NATHALIE HANDAL is described as a “contemporary Orpheus.” Poet, playwright, nonfiction and literary travel writer, she has lived in four continents, is the author of 10 award winning books, translated into over 15 languages. Her recently published collections include, Volo (Diode Editions, 2023); Life in a Country Album (2019 US / 2020 UK), winner of the Palestine Book Award and a Foreword Indies Book Award finalist; the flash reportage poetry collection The Republics, lauded as “one of the most inventive books by one of today’s most diverse writers” and winner of the Virginia Faulkner Award for Excellence in Writing and the Arab American Book Award; the bestselling bilingual collection La estrella invisible / The Invisible Star; the critically acclaimed Poet in Andalucía; and Love and Strange Horses, winner of the Gold Medal Independent Publisher Book Award, which The New York Times writes is “a book that trembles with belonging (and longing).”
Handal is the editor of the groundbreaking classic The Poetry of Arab Women: A Contemporary Anthology, winner of the PEN Oakland Josephine Miles Book Award, and named one of the top 10 Feminist Books by The Guardian; and co-editor of the W.W. Norton landmark anthology Language for a New Century: Contemporary Poetry from the Middle East, Asia & Beyond, both Academy of American Poets bestsellers. She has worked on over twenty theatrical productions either as a playwright, director or producer. Author of eight plays, her most recent works have been produced at The John F. Kennedy Center for the Performing Arts, the Bush Theatre and Westminster Abbey in London.

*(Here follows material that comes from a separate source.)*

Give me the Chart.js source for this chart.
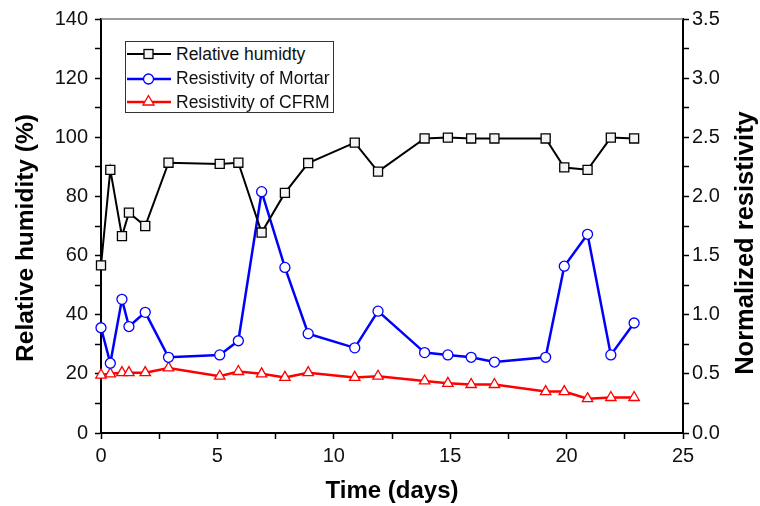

Her work has appeared in Vanity Fair, Guernica Magazine, The Guardian, The New York Times, The Nation, The Irish Times, Virginia Quarterly Review, on PBS and NPR, among others. Handal is the recipient of awards from the PEN Foundation, Lannan Foundation, Fondazione di Venezia, Centro Andaluz de las Letras, Africa Institute; is the winner of the Alejo Zuloaga Order in Literature and featured at the United Nations for Outstanding Contributors in literature. She is professor of literature and creative writing at New York University-AD, and writes the literary travel column, “The City and the Writer” for Words without Borders magazine.